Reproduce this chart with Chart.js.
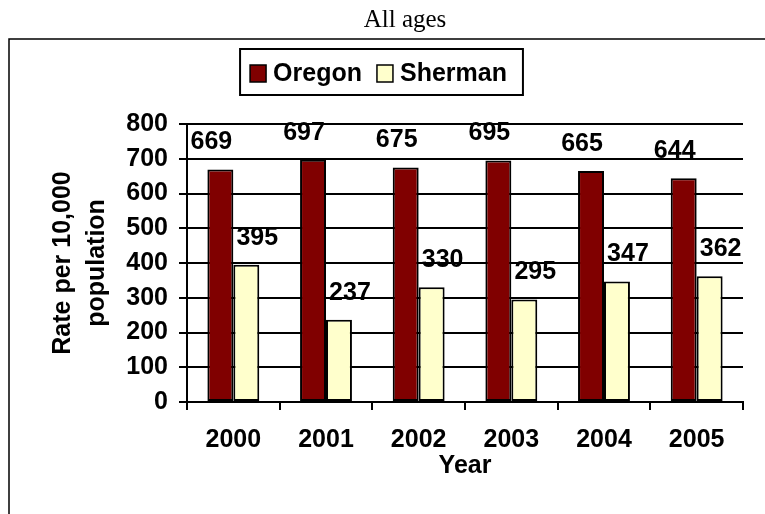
<!DOCTYPE html>
<html>
<head>
<meta charset="utf-8">
<script src="https://cdn.jsdelivr.net/npm/chart.js@4/dist/chart.umd.min.js"></script>
<style>
  html, body { margin: 0; padding: 0; background: #ffffff; }
  #wrap { width: 765px; height: 514px; }
</style>
</head>
<body>
<div id="wrap"><canvas id="c" width="765" height="514"></canvas></div>
<script>
// ---- data ----
const chartTitle = "All ages";
const years = ["2000", "2001", "2002", "2003", "2004", "2005"];
const seriesNames = ["Oregon", "Sherman"];
const oregon = [669, 697, 675, 695, 665, 644];
const sherman = [395, 237, 330, 295, 347, 362];
const yAxisTitle = ["Rate per 10,000", "population"];
const xAxisTitle = "Year";
const yMin = 0, yMax = 800, yStep = 100;

// ---- style ----
const colors = ["#800000", "#FFFFCC"];
const labelShiftX = [-9, 11];
const labelLift = 27;
const FAMILY = "Arial, 'Liberation Sans', sans-serif";
const FSIZE = 25;
const BOLD = "bold " + FSIZE + "px " + FAMILY;

const decor = {
  id: 'decor',
  beforeDraw(chart) {
    const ctx = chart.ctx;
    ctx.save();
    ctx.fillStyle = '#ffffff';
    ctx.fillRect(0, 0, chart.width, chart.height);
    // outer frame (open at right/bottom edges)
    ctx.strokeStyle = '#000';
    ctx.lineWidth = 1.5;
    ctx.beginPath();
    ctx.moveTo(9, chart.height + 5);
    ctx.lineTo(9, 39);
    ctx.lineTo(chart.width + 5, 39);
    ctx.stroke();
    ctx.restore();
  },
  afterDatasetsDraw(chart) {
    const ctx = chart.ctx;
    ctx.save();
    ctx.font = BOLD;
    ctx.fillStyle = '#000';
    ctx.textAlign = 'center';
    ctx.textBaseline = 'middle';
    chart.data.datasets.forEach((ds, di) => {
      const meta = chart.getDatasetMeta(di);
      meta.data.forEach((bar, i) => {
        ctx.fillText(String(ds.data[i]), bar.x + labelShiftX[di], bar.y - labelLift);
      });
    });
    ctx.restore();
  },
  afterDraw(chart) {
    const ctx = chart.ctx;
    ctx.save();
    // title
    ctx.font = "25px 'Liberation Serif', 'Times New Roman', serif";
    ctx.fillStyle = '#000';
    ctx.textAlign = 'center';
    ctx.textBaseline = 'alphabetic';
    ctx.fillText(chartTitle, 405, 27);
    // legend
    ctx.font = "bold 25px " + FAMILY;
    const padL = 10, sw = 16, gap = 7, itemGap = 15, padR = 16;
    const items = chart.data.datasets.map(d => ({ text: d.label, color: d.backgroundColor, w: ctx.measureText(d.label).width }));
    let total = padL + padR;
    items.forEach((it, i) => { total += sw + gap + it.w + (i < items.length - 1 ? itemGap : 0); });
    const cx = 381.5;
    const left = cx - total / 2, top = 49, bottom = 95;
    ctx.fillStyle = '#fff';
    ctx.fillRect(left, top, total, bottom - top);
    ctx.strokeStyle = '#000';
    ctx.lineWidth = 2;
    ctx.strokeRect(left, top, total, bottom - top);
    let x = left + padL;
    const midY = 73.5;
    ctx.textAlign = 'left';
    ctx.textBaseline = 'middle';
    items.forEach((it) => {
      ctx.fillStyle = it.color;
      ctx.fillRect(x, midY - 8.5, sw, 17);
      ctx.lineWidth = 1.5;
      ctx.strokeStyle = '#000';
      ctx.strokeRect(x, midY - 8.5, sw, 17);
      x += sw + gap;
      ctx.fillStyle = '#000';
      ctx.fillText(it.text, x, midY + 1);
      x += it.w + itemGap;
    });
    ctx.restore();
  }
};

new Chart(document.getElementById('c'), {
  type: 'bar',
  data: {
    labels: years,
    datasets: [
      { label: seriesNames[0], data: oregon, backgroundColor: colors[0], borderColor: '#000', borderWidth: 2, borderSkipped: false },
      { label: seriesNames[1], data: sherman, backgroundColor: colors[1], borderColor: '#000', borderWidth: 2, borderSkipped: false }
    ]
  },
  plugins: [decor],
  options: {
    responsive: false,
    devicePixelRatio: 1,
    animation: false,
    events: [],
    layout: { padding: { left: 0, top: 124, right: 22, bottom: 32 } },
    datasets: { bar: { barPercentage: 1.0, categoryPercentage: 0.56 } },
    plugins: {
      legend: { display: false },
      title: { display: false },
      tooltip: { enabled: false }
    },
    scales: {
      x: {
        offset: true,
        grid: { display: true, drawOnChartArea: false, drawTicks: true, tickLength: 8, color: '#000', lineWidth: 2, offset: true },
        border: { display: true, color: '#000', width: 2 },
        ticks: { color: '#000', font: { family: FAMILY, size: FSIZE, weight: 'bold' }, padding: 15, maxRotation: 0 },
        title: { display: true, text: xAxisTitle, color: '#000', font: { family: FAMILY, size: FSIZE, weight: 'bold' }, padding: { top: 0, bottom: 1 } },
        afterFit(scale) { scale.height = 80; }
      },
      y: {
        min: yMin, max: yMax,
        grid: { color: '#000', lineWidth: 2, drawTicks: true, tickLength: 8 },
        border: { display: true, color: '#000', width: 2 },
        ticks: { stepSize: yStep, color: '#000', font: { family: FAMILY, size: FSIZE, weight: 'bold' }, padding: 11 },
        title: { display: true, text: yAxisTitle, color: '#000', font: { family: FAMILY, size: FSIZE, weight: 'bold', lineHeight: '34px' }, padding: { top: 46, bottom: 0 } },
        afterFit(scale) { scale.width = 187; }
      }
    }
  }
});
</script>
</body>
</html>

================

Problem description -
Give the data above again in full and unchanged, skipping the pictures.

Exercise output -
Reproduce this chart with Chart.js.
<!DOCTYPE html>
<html>
<head>
<meta charset="utf-8">
<script src="https://cdn.jsdelivr.net/npm/chart.js@4/dist/chart.umd.min.js"></script>
<style>
  html, body { margin: 0; padding: 0; background: #ffffff; }
  #wrap { width: 765px; height: 514px; }
</style>
</head>
<body>
<div id="wrap"><canvas id="c" width="765" height="514"></canvas></div>
<script>
// ---- data ----
const chartTitle = "All ages";
const years = ["2000", "2001", "2002", "2003", "2004", "2005"];
const seriesNames = ["Oregon", "Sherman"];
const oregon = [669, 697, 675, 695, 665, 644];
const sherman = [395, 237, 330, 295, 347, 362];
const yAxisTitle = ["Rate per 10,000", "population"];
const xAxisTitle = "Year";
const yMin = 0, yMax = 800, yStep = 100;

// ---- style ----
const colors = ["#800000", "#FFFFCC"];
const labelShiftX = [-9, 11];
const labelLift = 27;
const FAMILY = "Arial, 'Liberation Sans', sans-serif";
const FSIZE = 25;
const BOLD = "bold " + FSIZE + "px " + FAMILY;

const decor = {
  id: 'decor',
  beforeDraw(chart) {
    const ctx = chart.ctx;
    ctx.save();
    ctx.fillStyle = '#ffffff';
    ctx.fillRect(0, 0, chart.width, chart.height);
    // outer frame (open at right/bottom edges)
    ctx.strokeStyle = '#000';
    ctx.lineWidth = 1.5;
    ctx.beginPath();
    ctx.moveTo(9, chart.height + 5);
    ctx.lineTo(9, 39);
    ctx.lineTo(chart.width + 5, 39);
    ctx.stroke();
    ctx.restore();
  },
  afterDatasetsDraw(chart) {
    const ctx = chart.ctx;
    ctx.save();
    ctx.font = BOLD;
    ctx.fillStyle = '#000';
    ctx.textAlign = 'center';
    ctx.textBaseline = 'middle';
    chart.data.datasets.forEach((ds, di) => {
      const meta = chart.getDatasetMeta(di);
      meta.data.forEach((bar, i) => {
        ctx.fillText(String(ds.data[i]), bar.x + labelShiftX[di], bar.y - labelLift);
      });
    });
    ctx.restore();
  },
  afterDraw(chart) {
    const ctx = chart.ctx;
    ctx.save();
    // title
    ctx.font = "25px 'Liberation Serif', 'Times New Roman', serif";
    ctx.fillStyle = '#000';
    ctx.textAlign = 'center';
    ctx.textBaseline = 'alphabetic';
    ctx.fillText(chartTitle, 405, 27);
    // legend
    ctx.font = "bold 25px " + FAMILY;
    const padL = 10, sw = 16, gap = 7, itemGap = 15, padR = 16;
    const items = chart.data.datasets.map(d => ({ text: d.label, color: d.backgroundColor, w: ctx.measureText(d.label).width }));
    let total = padL + padR;
    items.forEach((it, i) => { total += sw + gap + it.w + (i < items.length - 1 ? itemGap : 0); });
    const cx = 381.5;
    const left = cx - total / 2, top = 49, bottom = 95;
    ctx.fillStyle = '#fff';
    ctx.fillRect(left, top, total, bottom - top);
    ctx.strokeStyle = '#000';
    ctx.lineWidth = 2;
    ctx.strokeRect(left, top, total, bottom - top);
    let x = left + padL;
    const midY = 73.5;
    ctx.textAlign = 'left';
    ctx.textBaseline = 'middle';
    items.forEach((it) => {
      ctx.fillStyle = it.color;
      ctx.fillRect(x, midY - 8.5, sw, 17);
      ctx.lineWidth = 1.5;
      ctx.strokeStyle = '#000';
      ctx.strokeRect(x, midY - 8.5, sw, 17);
      x += sw + gap;
      ctx.fillStyle = '#000';
      ctx.fillText(it.text, x, midY + 1);
      x += it.w + itemGap;
    });
    ctx.restore();
  }
};

new Chart(document.getElementById('c'), {
  type: 'bar',
  data: {
    labels: years,
    datasets: [
      { label: seriesNames[0], data: oregon, backgroundColor: colors[0], borderColor: '#000', borderWidth: 2, borderSkipped: false },
      { label: seriesNames[1], data: sherman, backgroundColor: colors[1], borderColor: '#000', borderWidth: 2, borderSkipped: false }
    ]
  },
  plugins: [decor],
  options: {
    responsive: false,
    devicePixelRatio: 1,
    animation: false,
    events: [],
    layout: { padding: { left: 0, top: 124, right: 22, bottom: 32 } },
    datasets: { bar: { barPercentage: 1.0, categoryPercentage: 0.56 } },
    plugins: {
      legend: { display: false },
      title: { display: false },
      tooltip: { enabled: false }
    },
    scales: {
      x: {
        offset: true,
        grid: { display: true, drawOnChartArea: false, drawTicks: true, tickLength: 8, color: '#000', lineWidth: 2, offset: true },
        border: { display: true, color: '#000', width: 2 },
        ticks: { color: '#000', font: { family: FAMILY, size: FSIZE, weight: 'bold' }, padding: 15, maxRotation: 0 },
        title: { display: true, text: xAxisTitle, color: '#000', font: { family: FAMILY, size: FSIZE, weight: 'bold' }, padding: { top: 0, bottom: 1 } },
        afterFit(scale) { scale.height = 80; }
      },
      y: {
        min: yMin, max: yMax,
        grid: { color: '#000', lineWidth: 2, drawTicks: true, tickLength: 8 },
        border: { display: true, color: '#000', width: 2 },
        ticks: { stepSize: yStep, color: '#000', font: { family: FAMILY, size: FSIZE, weight: 'bold' }, padding: 11 },
        title: { display: true, text: yAxisTitle, color: '#000', font: { family: FAMILY, size: FSIZE, weight: 'bold', lineHeight: '34px' }, padding: { top: 46, bottom: 0 } },
        afterFit(scale) { scale.width = 187; }
      }
    }
  }
});
</script>
</body>
</html>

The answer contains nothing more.